At one time, not long ago, the teachers and teacher unions were necessarily Democratic largely because of the Jim Crow South. The 1954 U.S. Supreme Court decision in Brown v. Board of Education integrated schools and triggered the desegregation of the United States. Thus the battleground for Civil Rights began in the public schools and teachers and teacher unions supported Civil Rights.
But it is no secret that the Republicans pursued their "Southern Strategy" under Ronald Reagan to appeal to the racists among the Dixiecrats who formed the core of "The Solid South" that once always voted Democratic. The concept of vouchers and school "choice" arose in the Republican party to create "White academies" to avoid integration. But teachers, for the most part, supported integration and teaching all children. Thus teachers became pariahs in the Republican party and replaced the Dixiecrats as the core of the Democratic party.
The landscape today is a consequence. Teachers and teacher unions must recognize the political reality. The new Jim Crow is the anti-public school Republican party, and the Obama administration is essentially the new Dixiecrats. The old Dixiecrats were Democrats who opposed Civil Rights, the new Dixiecrats are Democrats who oppose teachers and teacher unions.
The key to the future is a new movement of Freedom Rides and Sit Ins. But this time teachers have to go where they are equally unwanted and discriminated against as were Black Americans in the Jim Crow South: the Republican party. The more teachers and teacher unions start joining and funding Republican primaries, the more teachers and teacher unions will have a voice again in democracy.
This movement into the Republican primaries may be necessary to save the Democratic party as well. In recent years, epitomized by the Obama administration, the Democratic party has become a "me too" shadow of the Republican party. Look at nearly every major issue of the Dubya debacle and instead of the strident opposition we are now seeing from the Republicans, we saw "me too" from the Democrats.
The Dubya administration became possible partly because the Nader party siphoned off enough votes in protest that the Republicans became credible.
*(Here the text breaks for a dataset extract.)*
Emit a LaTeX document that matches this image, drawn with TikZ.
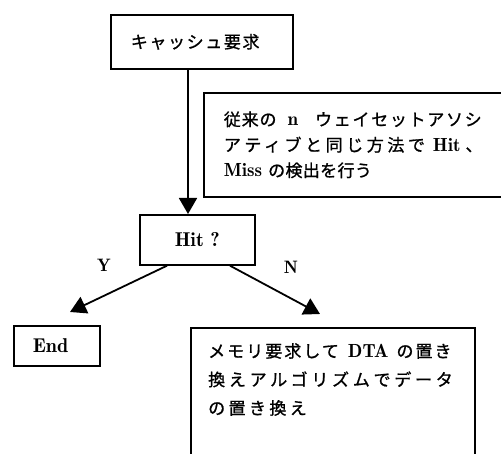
\documentclass[tikz,border=0pt]{standalone}
\usepackage{fontspec}
\newfontfamily\jp{Noto Sans CJK JP}[FakeBold=1]
\newfontfamily\lat{lmromandemi10-regular.otf}
\usetikzlibrary{arrows.meta,calc}
\newcommand\ls[2]{{\addfontfeatures{LetterSpace=#1}#2}}
\newcommand\la[1]{{\lat\fontsize{19}{23}\selectfont #1}}
\tikzset{
  boxline/.style={draw=black, line width=1.7pt},
  jptext/.style={align=left, inner sep=0pt},
  lattext/.style={font=\lat\fontsize{20}{24}\selectfont},
  arr/.style={line width=1.8pt, -{Triangle[length=16pt,width=18pt]}},
}
\begin{document}
\begin{tikzpicture}[x=1pt,y=-1pt]
\useasboundingbox[fill=white] (0,0) rectangle (501,454);
% top request box
\node[boxline, anchor=north west, minimum width=182pt, minimum height=54pt,
      inner xsep=20pt, text width=142pt, align=left,
      font=\jp\fontsize{17}{20}\selectfont] (req) at (110,14)
      {\ls{9.5}{キャッシュ要求}};
% note box (open to the right)
\node[boxline, anchor=north west, minimum height=104pt, inner xsep=20pt,
      text width=262pt, align=left,
      font=\jp\fontsize{17}{25.5}\selectfont] (note) at (203,92)
      {\ls{5}{従来の}\hspace{11pt}\la{n}\hspace{17pt}\ls{10}{ウェイセットアソシ}\\
       \ls{21}{アティブと同じ方法で}\hspace{8pt}\la{Hit}\hspace{5pt}、\\
       \la{Miss}\hspace{6pt}\ls{2}{の検出を行う}};
% decision box
\node[boxline, anchor=north west, minimum width=115pt, minimum height=50pt,
      lattext] (hit) at (139,214) {Hit ?};
% end box
\node[boxline, anchor=north west, minimum width=86pt, minimum height=40pt,
      inner xsep=19pt, text width=48pt, align=left, lattext] (end) at (13,325) {End};
% memory box (open at the bottom)
\node[boxline, anchor=north west, minimum width=284pt, minimum height=140pt,
      inner sep=0pt] (mem) at (190,327) {};
\node[jptext, anchor=north west, font=\jp\fontsize{17}{28.5}\selectfont] (memtext)
      at ($(mem.north west)+(18,16)$)
      {\ls{12}{メモリ要求して}\hspace{9pt}\la{DTA}\hspace{8pt}\ls{12}{の置き}\\
       \ls{22}{換えアルゴリズムでデータ}\\
       \ls{20}{の置き換え}};
% labels
\node[font=\lat\fontsize{18}{22}\selectfont] (ylab) at (104,265) {Y};
\node[font=\lat\fontsize{18}{22}\selectfont] (nlab) at (291,267) {N};
% connectors
\coordinate (ytip) at (70,312);
\coordinate (ntip) at (320,314);
\draw[arr] ($(req.south west)+(78,0)$) -- ($(hit.north west)+(49,0)$);
\draw[arr] ($(hit.south west)+(28,0)$) -- (ytip);
\draw[arr] ($(hit.south west)+(91,0)$) -- (ntip);
\end{tikzpicture}
\end{document}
But it also showed that a third party effort is essentially meaningless. Instead, teachers and teacher unions, and maybe even Naderites, need to consider the tactics of the great American naval leader John Paul Jones. When his own ship became destroyed in battle, he captured the enemy ship.
The enemy ship, in this case, is the Republican party, controlled currently by the remnants of the Dixiecrats from nearly a half-century ago. Now is the time to liberate the remnants of the moderate Republicans to regain control of their party under an alliance with the teachers and teacher unions who essentially have more in common with each other than their respective party leaders.
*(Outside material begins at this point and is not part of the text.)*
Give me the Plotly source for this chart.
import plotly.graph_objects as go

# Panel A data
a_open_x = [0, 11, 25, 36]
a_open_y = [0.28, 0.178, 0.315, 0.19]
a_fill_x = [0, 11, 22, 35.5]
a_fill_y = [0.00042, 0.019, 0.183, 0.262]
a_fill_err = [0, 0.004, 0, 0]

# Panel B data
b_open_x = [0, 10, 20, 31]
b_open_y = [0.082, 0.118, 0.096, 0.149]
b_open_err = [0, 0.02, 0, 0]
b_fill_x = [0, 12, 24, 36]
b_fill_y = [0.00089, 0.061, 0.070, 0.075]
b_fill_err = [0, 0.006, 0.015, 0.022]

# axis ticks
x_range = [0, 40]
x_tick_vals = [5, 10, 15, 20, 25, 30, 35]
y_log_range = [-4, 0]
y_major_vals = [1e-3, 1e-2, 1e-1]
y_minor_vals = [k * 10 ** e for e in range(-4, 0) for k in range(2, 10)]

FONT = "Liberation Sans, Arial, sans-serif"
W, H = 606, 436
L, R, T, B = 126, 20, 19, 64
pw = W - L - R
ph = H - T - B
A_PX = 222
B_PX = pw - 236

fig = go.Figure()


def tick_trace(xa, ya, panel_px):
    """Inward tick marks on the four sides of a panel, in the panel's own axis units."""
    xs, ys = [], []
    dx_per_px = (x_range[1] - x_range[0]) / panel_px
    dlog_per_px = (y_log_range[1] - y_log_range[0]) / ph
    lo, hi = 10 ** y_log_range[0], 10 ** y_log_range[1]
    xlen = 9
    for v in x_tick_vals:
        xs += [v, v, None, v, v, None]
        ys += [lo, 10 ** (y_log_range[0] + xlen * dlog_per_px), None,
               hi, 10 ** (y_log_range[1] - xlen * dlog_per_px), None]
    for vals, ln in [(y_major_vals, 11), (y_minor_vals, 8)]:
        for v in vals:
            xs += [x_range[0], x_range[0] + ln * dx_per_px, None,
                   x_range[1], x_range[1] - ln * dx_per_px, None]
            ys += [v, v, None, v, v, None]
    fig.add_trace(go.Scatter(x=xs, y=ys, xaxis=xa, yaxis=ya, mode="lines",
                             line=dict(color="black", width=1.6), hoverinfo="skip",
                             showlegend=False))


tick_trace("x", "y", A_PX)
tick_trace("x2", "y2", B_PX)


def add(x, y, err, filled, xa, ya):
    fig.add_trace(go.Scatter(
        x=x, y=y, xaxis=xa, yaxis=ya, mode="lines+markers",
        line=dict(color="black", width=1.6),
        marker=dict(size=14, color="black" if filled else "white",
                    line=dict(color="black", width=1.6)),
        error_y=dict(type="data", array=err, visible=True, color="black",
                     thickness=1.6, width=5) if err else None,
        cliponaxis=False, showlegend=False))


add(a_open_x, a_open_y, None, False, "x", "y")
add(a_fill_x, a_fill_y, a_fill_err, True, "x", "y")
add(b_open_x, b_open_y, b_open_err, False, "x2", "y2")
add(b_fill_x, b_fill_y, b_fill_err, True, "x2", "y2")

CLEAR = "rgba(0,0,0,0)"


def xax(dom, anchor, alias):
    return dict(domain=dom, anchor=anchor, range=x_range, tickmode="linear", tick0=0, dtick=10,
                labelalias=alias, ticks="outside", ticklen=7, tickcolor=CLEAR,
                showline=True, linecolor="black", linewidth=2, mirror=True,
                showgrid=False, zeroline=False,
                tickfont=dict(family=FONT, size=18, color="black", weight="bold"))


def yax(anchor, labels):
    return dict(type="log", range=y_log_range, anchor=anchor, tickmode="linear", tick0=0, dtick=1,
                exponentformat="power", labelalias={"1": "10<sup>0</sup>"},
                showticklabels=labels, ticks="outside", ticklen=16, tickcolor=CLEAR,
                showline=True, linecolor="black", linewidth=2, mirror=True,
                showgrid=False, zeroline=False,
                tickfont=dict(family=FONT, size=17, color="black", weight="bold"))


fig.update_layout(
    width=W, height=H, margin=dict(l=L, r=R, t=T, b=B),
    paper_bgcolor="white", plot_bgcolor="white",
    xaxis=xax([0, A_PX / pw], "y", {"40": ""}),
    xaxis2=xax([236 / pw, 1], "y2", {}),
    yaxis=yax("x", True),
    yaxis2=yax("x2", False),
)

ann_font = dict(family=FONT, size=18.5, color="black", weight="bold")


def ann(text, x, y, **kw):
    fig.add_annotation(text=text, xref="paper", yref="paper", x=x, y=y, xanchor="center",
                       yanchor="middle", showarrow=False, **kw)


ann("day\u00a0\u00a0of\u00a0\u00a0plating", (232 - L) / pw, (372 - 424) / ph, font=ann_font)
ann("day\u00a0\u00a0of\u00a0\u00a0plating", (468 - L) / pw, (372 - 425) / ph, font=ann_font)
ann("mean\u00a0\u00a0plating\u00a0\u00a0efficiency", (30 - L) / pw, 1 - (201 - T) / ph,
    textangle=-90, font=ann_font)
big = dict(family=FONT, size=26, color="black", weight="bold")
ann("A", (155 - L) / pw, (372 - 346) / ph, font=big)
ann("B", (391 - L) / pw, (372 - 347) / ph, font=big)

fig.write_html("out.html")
What they have most in common is a belief in public education and neighborhood schools controlled through democratic (little "d") locally elected governing boards. The fundamental policy difference is whether children are to be raised in accordance with the democratic principles of being their own masters, or with the Obama and Bush belief that children are little more than labor inputs for corporations.
But it won’t be done by staying put in their respective parties. It will take the equivalent of Freedom Riders, groups of both Black and White Americans who challenged the Jim Crow status quo, and by Sit Ins that prevented the status quo from functioning. Teachers and teacher unions need to show up like John Paul Jones' marines at hostile Republican party functions and sit in on decisions to fight to take over the enemy ship. Their old ship is failing them anyway.